One of my best friends, Cathy, got married on Saturday and she looked beautiful with her makeup and hair done especially for the day. Her dress was gorgeous and it fit her like it was made just for her. She joked that her makeup looked like something from Dancing with the Stars. We all laughed. It was a light, fun day.
The closer it got to Saturday the more I felt like I needed to somehow magically be 2 different people that day and for 2 very different reasons.
One, I needed to do and be everything Cathy needed so she didn’t have to think about anything. The matron of honor’s job after all is to help the bride get ready to go down the aisle by helping her get into her gown (and yes, help with taking the pants off too, ha ha) and remind her to wear something old, something new, something borrowed, and something blue, to make her feel good about her makeup although not only did she say it was Dancing with the Stars, but she also mentioned looking like an ice skater (it really was beautiful), to help keep the mood light, to help pack up after the reception, to see the new couple off, and to remember all the little things that the bride might have forgotten and shouldn’t have to worry about.
Two, to be everything Jill needed to get through the wedding – although everything in this category was brand new territory. Jill never asked for anything and never really seemed like she needed anything. She’s an oak (as Larry would say). Since Thayer died, little things in all of our worlds have changed. The line “til death do us part” in the wedding ceremony never before meant so much to me and I previously don’t think I took it seriously enough. Seeing one best friend have the happiest day of her life while standing next to my other best friend reliving what should have been the start of her long life with Thayer. Til death do us part should mean until we die of old age, like when we are 90+, not 31. There are constant reminders of the “little things” that meant so much between Jill and Thayer. Jill and I joked about being “snake chapped” but this is how I felt while smiling at the happy couple and then looking over to make sure Jill was holding it together, but her strength and faith is unshakeable and unyielding.

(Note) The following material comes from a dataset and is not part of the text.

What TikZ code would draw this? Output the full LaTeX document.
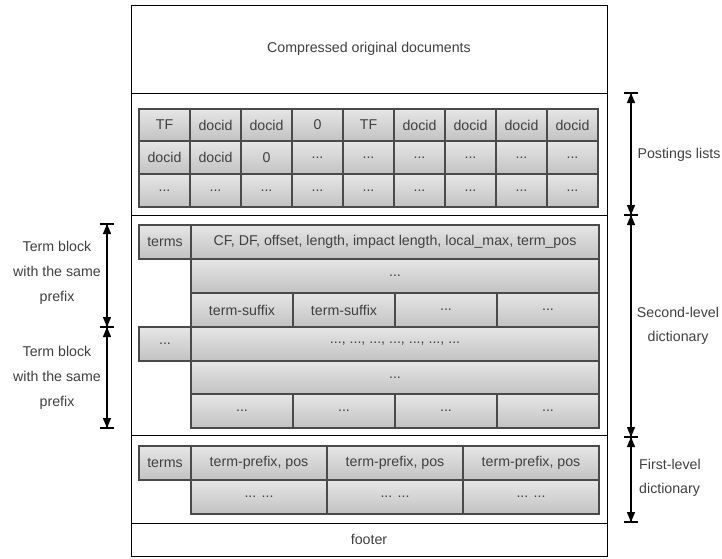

Watching Cathy and Cory’s ceremony was sweet and I was proud to be a part of it and Jill would say the same. Cathy, Jill, and I are the kind of best friends where you don’t have to say everything on your heart for the other to know it. So Jill, even though I don’t have to say, I want you to know it, I love you and I am really proud of you, and Cathy, I love you, and I am really proud of you too. I wish you and Cory many happy years together and I hope that you both cherish every single moment you have together.